Тосканини, немного смутившись, быстро ушёл к себе в кабинет. Если такой человек с уверенностью три раза поправлял меня, то наверное, не случайно, и я стал внимательно изучать ноты. В издании Рикорди правая страница партитуры Тристана имеет в ключе диез, которого на следующей странице уже нет. Очевидно, это опечатка. Я побежал к маэстро и застал его листающим партитуру. Он хотел убедиться своими глазами, есть там фа-диез или нет.

— Маэстро, — проговорил я, — вы совершенно правы, тут опечатка!

— Знаешь, — ответил он, — меня чуть удар не хватил: выходит, я всю жизнь был ослом, если всегда играл это фа-диез.

— Осёл — это я, маэстро, потому что не заметил опечатки».

Выдающийся австрийский тенор Лео Слезак тоже восхищался необыкновенной памятью маэстро:

«Блестящая память Тосканини проявлялась не только при дирижировании операми, которые он изучал в течение многих лет, но также и при работе над новыми партитурами, например, на репетициях Ариадны и Синей Бороды Дюка, когда он при всей сложности инструментовки улавливал малейшую фальшь и немедленно указывал на музыканта, допустившего ошибку. А ошибка — это катастрофа. Музыканты знали, что в такие моменты Тосканини готов разнести всех и вся. Совершив "преступление", лучше было бы не встречаться с ним в антракте. Суфлёр в полном отчаянии прибегал в уборную и предупреждал:

–– Ах, тенор, вы проглотили четверть, и маэстро теперь неистовствует!

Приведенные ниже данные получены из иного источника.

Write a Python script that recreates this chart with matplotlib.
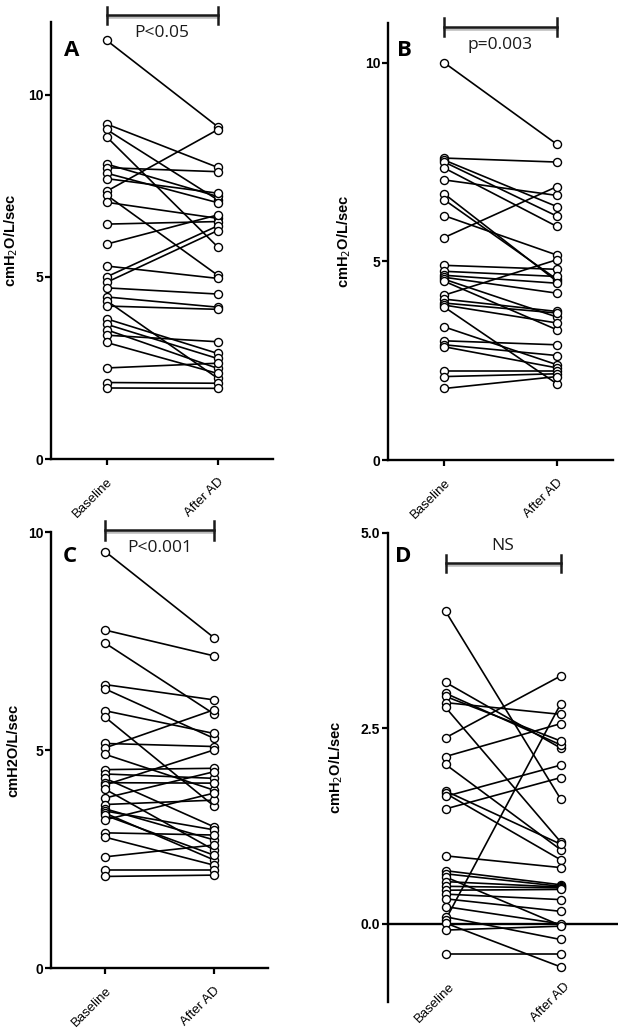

В один из вечеров, выступая в Нюрнбергских мастерах пения, я несколько раз ошибся по рассеянности, в сущности не так уж страшно. По окончании акта Тосканини, возбуждённый, поднялся на сцену и, хлопая себя по лбу, то и дело восклицал:

–– Какая скотина этот тенор!

Я поостерёгся попадаться ему на глаза. В следующем акте я старался петь как только мог лучше. Когда спектакль окончился, я вернулся в гостиницу. В ней занимал номер и Тосканини. Мы встретились у лифта. Шляпа надвинута на глаза, и он даже не взглянул на меня. Я подошёл к нему, пробормотал извинения, пообещал, что больше такое не повторится. Он помрачнел сильнее, но быстро успокоился, и мы помирились.

И все мы оставались глубоко преданы Тосканини, потому что знали ― он вёл нас к успеху по лучшей из всех возможных дорог».

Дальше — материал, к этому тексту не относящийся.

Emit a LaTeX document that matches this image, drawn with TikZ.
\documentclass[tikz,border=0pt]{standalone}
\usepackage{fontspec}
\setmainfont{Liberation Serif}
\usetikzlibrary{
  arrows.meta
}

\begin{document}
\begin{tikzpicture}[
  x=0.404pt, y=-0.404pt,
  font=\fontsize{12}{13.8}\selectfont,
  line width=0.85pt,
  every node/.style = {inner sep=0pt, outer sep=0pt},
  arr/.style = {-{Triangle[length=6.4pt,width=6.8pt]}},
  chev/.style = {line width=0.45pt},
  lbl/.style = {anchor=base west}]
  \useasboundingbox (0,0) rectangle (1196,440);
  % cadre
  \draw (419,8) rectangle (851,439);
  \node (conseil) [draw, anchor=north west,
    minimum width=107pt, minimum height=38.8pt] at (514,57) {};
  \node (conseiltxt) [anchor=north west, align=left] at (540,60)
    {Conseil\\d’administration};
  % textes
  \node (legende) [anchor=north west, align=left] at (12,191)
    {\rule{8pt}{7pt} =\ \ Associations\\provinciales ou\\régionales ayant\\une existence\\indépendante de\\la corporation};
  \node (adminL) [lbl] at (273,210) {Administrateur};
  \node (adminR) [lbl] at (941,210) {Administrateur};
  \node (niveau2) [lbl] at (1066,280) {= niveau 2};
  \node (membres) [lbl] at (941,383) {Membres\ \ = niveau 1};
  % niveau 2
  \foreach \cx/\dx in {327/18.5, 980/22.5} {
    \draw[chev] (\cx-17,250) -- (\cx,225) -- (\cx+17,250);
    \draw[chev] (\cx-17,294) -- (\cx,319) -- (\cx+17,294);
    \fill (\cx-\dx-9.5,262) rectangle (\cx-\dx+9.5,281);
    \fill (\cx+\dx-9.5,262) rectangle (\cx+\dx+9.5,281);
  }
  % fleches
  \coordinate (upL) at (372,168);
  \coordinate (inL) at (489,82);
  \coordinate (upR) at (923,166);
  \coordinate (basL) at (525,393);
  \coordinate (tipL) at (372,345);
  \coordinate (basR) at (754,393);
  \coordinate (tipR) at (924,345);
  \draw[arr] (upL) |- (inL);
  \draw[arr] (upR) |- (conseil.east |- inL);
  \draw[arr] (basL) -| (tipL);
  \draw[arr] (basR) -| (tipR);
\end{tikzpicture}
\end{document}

Однако, знаменитая память Тосканини всё же была человеческой, а не электронной, потому что хотя и редко, но и он ошибался. Об одном из таких редчайших случаев рассказывает профессор Аугусто Росси:

«Мы репетировали Дебору уже несколько часов. Маэстро выглядел очень усталым: он только что вернулся из Америки, где провёл много концертов. В каком-то месте партитуры оказался такт на пять четвертей, а маэстро стал отбивать его на четыре четверти. Музыкальную тему вёл первый кларнет, который не мог следовать за дирижёром, так как не мог перепрыгнуть через четверть. При повторе весь оркестр повторил ошибку маэстро, кроме кларнета: он, как я уже сказал, не мог сделать этого.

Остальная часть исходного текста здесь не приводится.